One of few moments where “Punk” lives up to its title is “Stressed,” the highly-charged second track in which Thug trades angry bars with J. Cole. Where most of the record is cripplingly bound to the past struggles, this instance sees equally hungry-sounding MCs dig into the problems of the future. Young Thug sounds angry for once, spitting aggressive rhymes over a transcendent, 808-heavy backing track that wraps his fury in a thick coat of sonic slime. “I don’t wanna stress, But I can’t help it thinkin’ if I lose the rest,” he says, the “rest” being left calculatedly ambiguous. Is he talking about money? Properties? Lavish sports cars? No matter how disappointing his album, he could be talking about all three and then some. With the addition of an invigorated J. Cole warning us, through shouts, not to mess with him because he has a “baby to feed,” this sounds a lot more like a movement towards the next frontier, rather than a pondering of the past.
Sadly, the high points like these are too few and far between for “Punk” to be considered the revolutionary record it purported itself to be. Young Thug doesn’t have to worry about us. He has enough money to purchase a mansion for his mother, and a plot of land for his community while we’re stuck losing arguments with our retrospectively-minded parents about whose generation was most creative. Don’t show this album to your old folks at home, because you just might be stuck listening to both this and forty hours of Led Zeppelin.

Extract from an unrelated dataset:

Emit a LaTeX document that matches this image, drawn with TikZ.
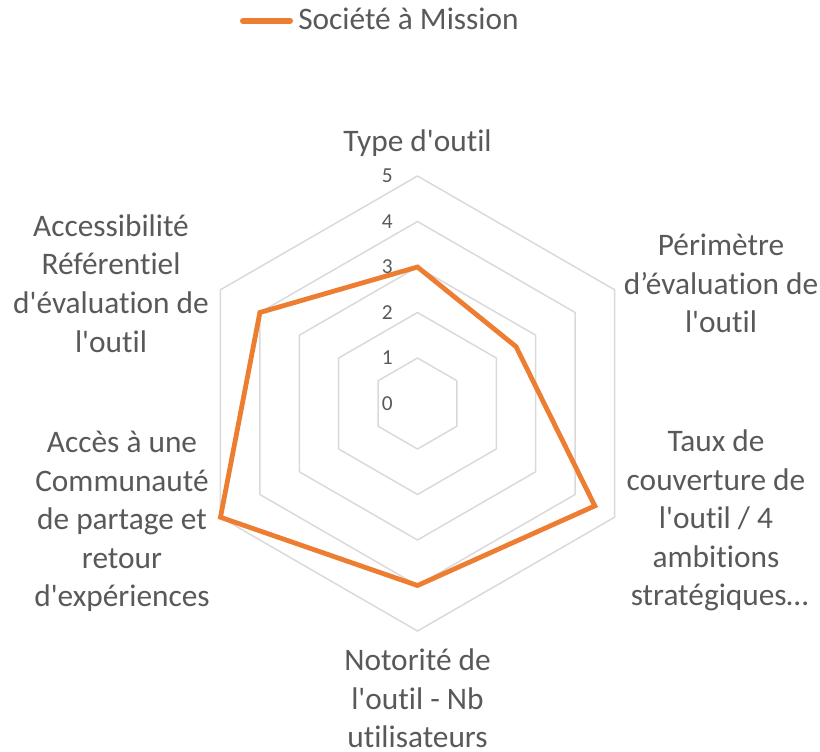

It’s not like we don’t know what we’re up against. One time in my junior year of high school, I was walking to class in a “Wish You Were Here” long-sleeve when my ninth grade art teacher quizzically asked me if I “really knew” the band plastered across my chest. I remember wanting, in that moment, something that I could check him on, a basis upon which I could prove that he was the outsider to the ever-changing musical climate. “Punk” is one more reminder that my ninth grade art teacher—along with many of our old-head friends and parents—is probably still out there, enjoying the last laugh while Young Thug counts his money.